_The request_
Skip pictures; extract every line from the one with "Generate a Python script that draws this with seaborn" through the one with "import seaborn as sns", exactly as written.
------------------------------------------------------------
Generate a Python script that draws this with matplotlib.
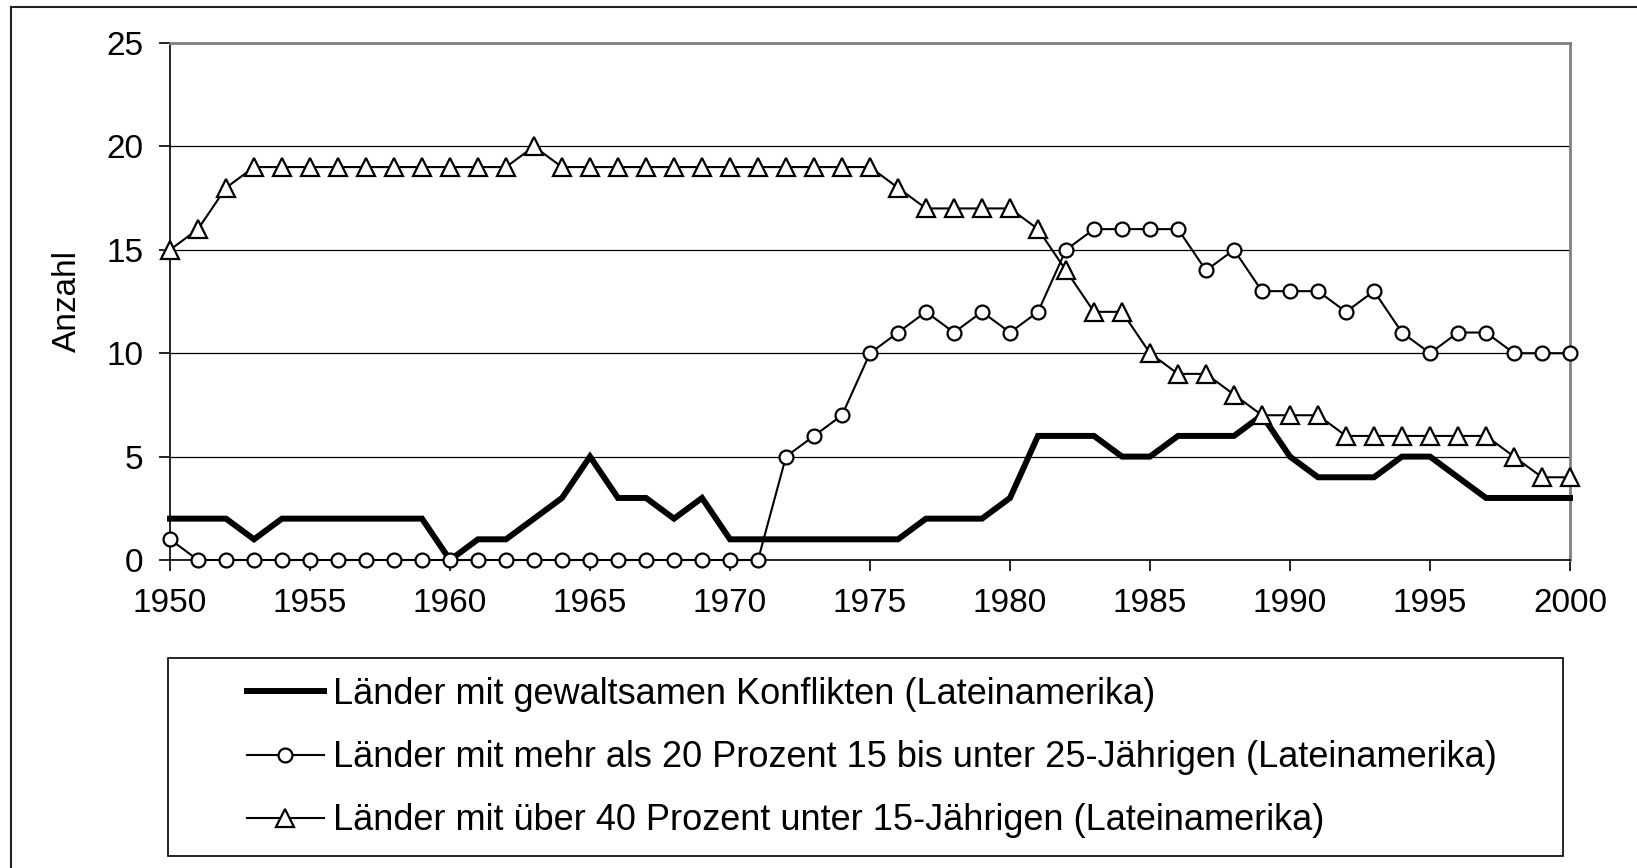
import matplotlib
matplotlib.use("Agg")
import matplotlib.pyplot as plt
from matplotlib.lines import Line2D
from matplotlib.patches import Rectangle

plt.rcParams['font.family'] = ['Liberation Sans', 'DejaVu Sans']

# Jahre 1950 bis 2000
years = list(range(1950, 2001))

konflikte = [2, 2, 2, 1, 2, 2, 2, 2, 2, 2,
             0, 1, 1, 2, 3, 5, 3, 3, 2, 3,
             1, 1, 1, 1, 1, 1, 1, 2, 2, 2,
             3, 6, 6, 6, 5, 5, 6, 6, 6, 7,
             5, 4, 4, 4, 5, 5, 4, 3, 3, 3,
             3]

jugend_15_25 = [1, 0, 0, 0, 0, 0, 0, 0, 0, 0,
                0, 0, 0, 0, 0, 0, 0, 0, 0, 0,
                0, 0, 5, 6, 7, 10, 11, 12, 11, 12,
                11, 12, 15, 16, 16, 16, 16, 14, 15, 13,
                13, 13, 12, 13, 11, 10, 11, 11, 10, 10,
                10]

unter_15 = [15, 16, 18, 19, 19, 19, 19, 19, 19, 19,
            19, 19, 19, 20, 19, 19, 19, 19, 19, 19,
            19, 19, 19, 19, 19, 19, 18, 17, 17, 17,
            17, 16, 14, 12, 12, 10, 9, 9, 8, 7,
            7, 7, 6, 6, 6, 6, 6, 6, 5, 4,
            4]

labels = ["Länder mit gewaltsamen Konflikten (Lateinamerika)",
          "Länder mit mehr als 20 Prozent 15 bis unter 25-Jährigen (Lateinamerika)",
          "Länder mit über 40 Prozent unter 15-Jährigen (Lateinamerika)"]

W, H = 1637, 868
fig = plt.figure(figsize=(W / 100, H / 100), dpi=100)
ax = fig.add_axes([170 / W, 1 - 560 / H, 1400 / W, 517 / H])

ax.plot(years, konflikte, color='black', lw=4.3, solid_joinstyle='miter',
        label=labels[0], zorder=3, clip_on=False)
ax.plot(years, jugend_15_25, color='black', lw=1.5, marker='o', ms=10,
        mfc='white', mec='black', mew=1.6, label=labels[1], zorder=4,
        clip_on=False)
ax.plot(years, unter_15, color='black', lw=1.5, marker='^', ms=13,
        mfc='white', mec='black', mew=1.6, label=labels[2], zorder=4,
        clip_on=False)

ax.set_xlim(1950, 2000)
ax.set_ylim(0, 25)
ax.set_xticks(range(1950, 2001, 5))
ax.set_yticks(range(0, 26, 5))
ax.yaxis.grid(True, color='black', lw=0.9)
ax.set_axisbelow(True)
ax.tick_params(axis='both', direction='out', length=8, width=1.2,
               labelsize=24, color='black')
ax.tick_params(axis='y', pad=11)
ax.tick_params(axis='x', pad=12)
for s in ['left', 'bottom']:
    ax.spines[s].set_color('black')
    ax.spines[s].set_linewidth(1.2)
for s in ['top', 'right']:
    ax.spines[s].set_color('#808080')
    ax.spines[s].set_linewidth(2)
ax.set_ylabel("Anzahl", fontsize=24, labelpad=17)

# Legendenrahmen
fig.patches.append(Rectangle((168 / W, 1 - 856 / H), (1563 - 168) / W, (856 - 658) / H,
                             transform=fig.transFigure, fill=False,
                             edgecolor='black', lw=1.2))
fig.legend(loc='upper left', bbox_to_anchor=(247 / W, 1 - 677 / H),
           frameon=False, fontsize=26, borderpad=0, borderaxespad=0,
           handlelength=2.13, handletextpad=0.25, labelspacing=0.78)

# äußerer Rahmen (oben und links)
fig.lines.append(Line2D([11 / W, 1], [1 - 7 / H, 1 - 7 / H],
                        transform=fig.transFigure, color='#222222', lw=1.5))
fig.lines.append(Line2D([11 / W, 11 / W], [0, 1 - 7 / H],
                        transform=fig.transFigure, color='#222222', lw=1.5))

fig.savefig("out.png", dpi=100, facecolor='white')
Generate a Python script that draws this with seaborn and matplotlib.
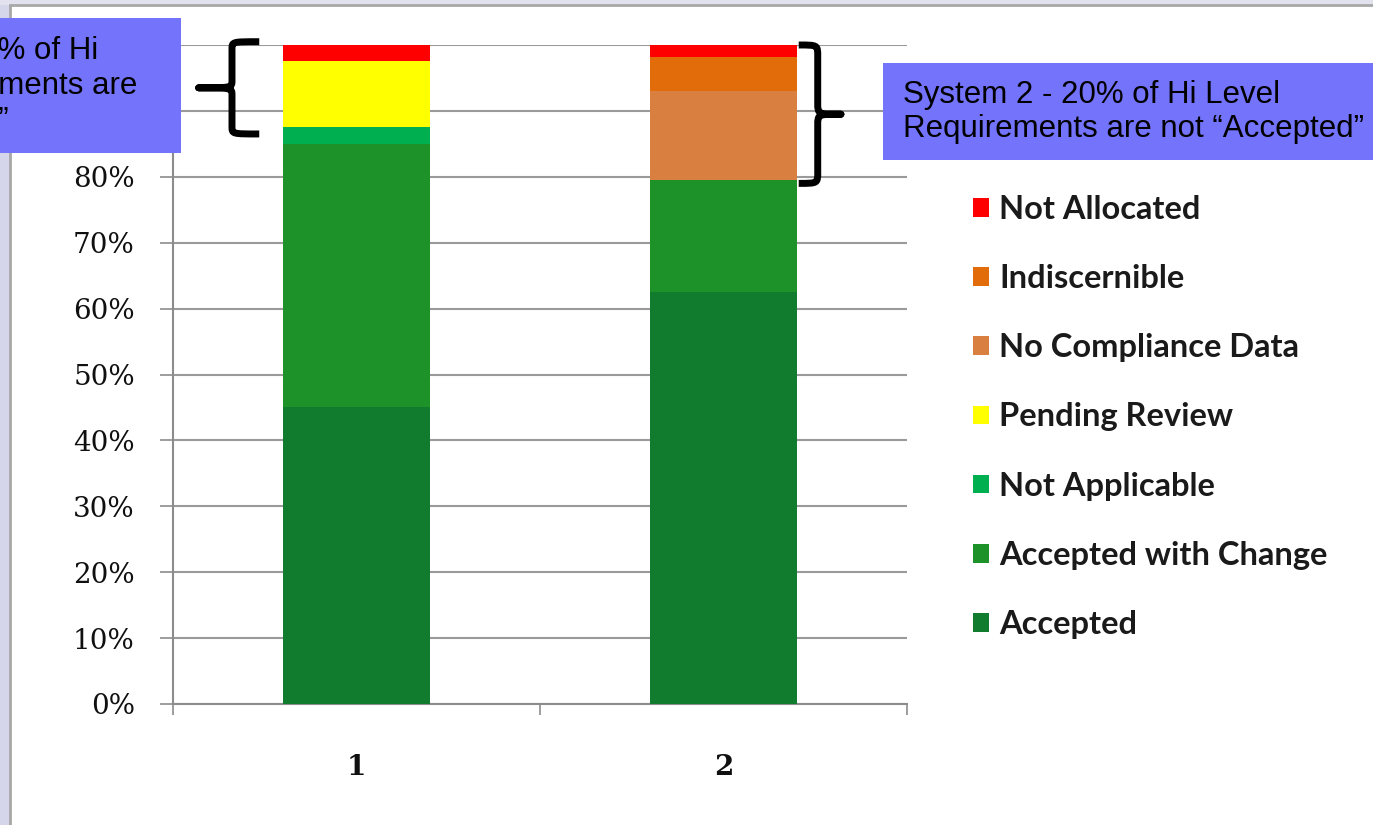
import numpy as np
import pandas as pd
import matplotlib
matplotlib.use("Agg")
import matplotlib.pyplot as plt
from matplotlib.patches import Rectangle, PathPatch
from matplotlib.path import Path
import seaborn as sns

# ---------------- data ----------------
systems = ["1", "2"]
statuses = ["Accepted", "Accepted with Change", "Not Applicable", "Pending Review",
            "No Compliance Data", "Indiscernible", "Not Allocated"]
accepted = [0.45, 0.625]
accepted_with_change = [0.40, 0.17]
not_applicable = [0.025, 0.0]
pending_review = [0.10, 0.0]
no_compliance_data = [0.0, 0.135]
indiscernible = [0.0, 0.052]
not_allocated = [0.025, 0.018]
yticks = [0, 0.1, 0.2, 0.3, 0.4, 0.5, 0.6, 0.7, 0.8, 0.9, 1.0]
# 90% and 100% labels are hidden behind the left note box in the reference
ytick_labels = ["0%", "10%", "20%", "30%", "40%", "50%", "60%", "70%", "80%", "", ""]
note_1 = "System 1 - 15% of Hi\nLevel Requirements are\nnot \u201cAccepted\u201d"
note_2 = "System 2 - 20% of Hi Level\nRequirements are not \u201cAccepted\u201d"

series = [accepted, accepted_with_change, not_applicable, pending_review,
          no_compliance_data, indiscernible, not_allocated]
colors = ["#127c2e", "#1d9229", "#00b050", "#ffff00", "#d98040", "#e36c0a", "#ff0000"]

# ---------------- figure ----------------
sns.set_theme(style="white")
plt.rcParams["font.family"] = ["DejaVu Serif", "DejaVu Sans"]

fig = plt.figure(figsize=(13.73, 8.25), dpi=100)
fig.patch.set_facecolor("white")
W, H = 1373.0, 825.0

# slide background strips + chart frame
fig.add_artist(Rectangle((0, 0), 10 / W, 1, transform=fig.transFigure,
                         facecolor="#d6d6ea", edgecolor="none", zorder=0))
fig.add_artist(Rectangle((0, 1 - 5 / H), 1, 5 / H, transform=fig.transFigure,
                         facecolor="#e2e2ee", edgecolor="none", zorder=0))
fig.add_artist(Rectangle((10 / W, -0.01), 1.0, 1 - 5 / H + 0.01, transform=fig.transFigure,
                         facecolor="none", edgecolor="#a8a8a8", lw=2, zorder=0))

ax = fig.add_axes([173 / W, 1 - 704 / H, (907 - 173) / W, (704 - 45) / H])
ax.set_facecolor("none")

bottom = np.zeros(len(systems))
handles = []
for name, vals, col in zip(statuses, series, colors):
    df = pd.DataFrame({"system": systems, "value": vals})
    sns.barplot(data=df, x="system", y="value", color=col, width=0.4,
                bottom=bottom, ax=ax, linewidth=0, saturation=1, zorder=3)
    handles.append(Rectangle((0, 0), 1, 1, facecolor=col, edgecolor="none", label=name))
    bottom = bottom + np.array(vals)

ax.set_xlim(-0.5, 1.5)
ax.set_ylim(0, 1.0)
ax.set_yticks(yticks)
ax.set_yticklabels(ytick_labels)
ax.set_xlabel("")
ax.set_ylabel("")

# grid & spines
ax.yaxis.grid(True, color="#9a9a9a", lw=1.5, zorder=0)
ax.set_axisbelow(True)
for s in ["top", "right"]:
    ax.spines[s].set_visible(False)
for s in ["left", "bottom"]:
    ax.spines[s].set_color("#8c8c8c")
    ax.spines[s].set_linewidth(1.5)

ax.tick_params(axis="y", which="major", direction="out", length=9.5, width=1.2,
               color="#8c8c8c", pad=18, labelsize=20, left=True)
ax.set_xticks([0, 1])
ax.set_xticks([-0.5, 0.5, 1.5], minor=True)
ax.tick_params(axis="x", which="major", length=0, pad=36, labelsize=20)
ax.tick_params(axis="x", which="minor", direction="out", length=8, width=1.2,
               color="#8c8c8c", bottom=True)
for lab in ax.get_xticklabels() + ax.get_yticklabels():
    lab.set_color("#101010")
for lab in ax.get_xticklabels():
    lab.set_fontweight("bold")

# legend (reverse order)
leg = fig.legend(handles=handles[::-1], labels=statuses[::-1],
                 loc="upper left", bbox_to_anchor=(960 / W, 1 - 182 / H),
                 frameon=False, prop={"family": "Lato", "size": 23.5, "weight": "bold"},
                 handlelength=0.5, handleheight=0.5, handletextpad=0.3,
                 labelspacing=1.23, borderaxespad=0)
for t in leg.get_texts():
    t.set_color("#1a1a1a")

# braces (spanning the non-accepted parts of each stack)
def brace(ax, x_back, x_tip, y_bot, y_top, lw=5):
    ym = (y_bot + y_top) / 2
    xm = x_back + (x_tip - x_back) * 0.45
    r = (y_top - y_bot) * 0.08
    verts = [
        (x_back, y_top),
        (xm, y_top), (xm, y_top), (xm, y_top - r),
        (xm, ym + r),
        (xm, ym), (xm, ym), (x_tip, ym),
        (xm, ym), (xm, ym), (xm, ym - r),
        (xm, y_bot + r),
        (xm, y_bot), (xm, y_bot), (x_back, y_bot),
    ]
    codes = [Path.MOVETO,
             Path.CURVE4, Path.CURVE4, Path.CURVE4,
             Path.LINETO,
             Path.CURVE4, Path.CURVE4, Path.CURVE4,
             Path.CURVE4, Path.CURVE4, Path.CURVE4,
             Path.LINETO,
             Path.CURVE4, Path.CURVE4, Path.CURVE4]
    p = PathPatch(Path(verts, codes), facecolor="none", edgecolor="black",
                  lw=lw, clip_on=False, zorder=5, capstyle="butt", joinstyle="round")
    ax.add_patch(p)

top1 = accepted[0] + accepted_with_change[0] + not_applicable[0]
top2 = accepted[1] + accepted_with_change[1]
brace(ax, -0.265, -0.43, top1 - 0.01, 1.0 + 0.005)
brace(ax, 1.205, 1.32, top2 - 0.005, 1.0)

# annotation boxes
box_col = "#7373fb"
fig.add_artist(Rectangle((-0.01, 1 - 153 / H), (181 / W) + 0.01, (153 - 18) / H,
                         transform=fig.transFigure, facecolor=box_col,
                         edgecolor="none", zorder=10))
fig.text(137 / W, 1 - 86 / H, note_1, ha="right", va="center", multialignment="left",
         fontsize=22.5, family="Liberation Sans", color="black", zorder=11,
         linespacing=1.2)
fig.add_artist(Rectangle((883 / W, 1 - 160 / H), 1.0, (160 - 63) / H,
                         transform=fig.transFigure, facecolor=box_col,
                         edgecolor="none", zorder=10))
fig.text(903 / W, 1 - 112 / H, note_2, ha="left", va="center",
         fontsize=22.5, family="Liberation Sans", color="black", zorder=11,
         linespacing=1.2)

fig.savefig("out.png", dpi=100, facecolor=fig.get_facecolor())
------------------------------------------------------------
_Result for this task_
Generate a Python script that draws this with seaborn and matplotlib.
import numpy as np
import pandas as pd
import matplotlib
matplotlib.use("Agg")
import matplotlib.pyplot as plt
from matplotlib.patches import Rectangle, PathPatch
from matplotlib.path import Path
import seaborn as sns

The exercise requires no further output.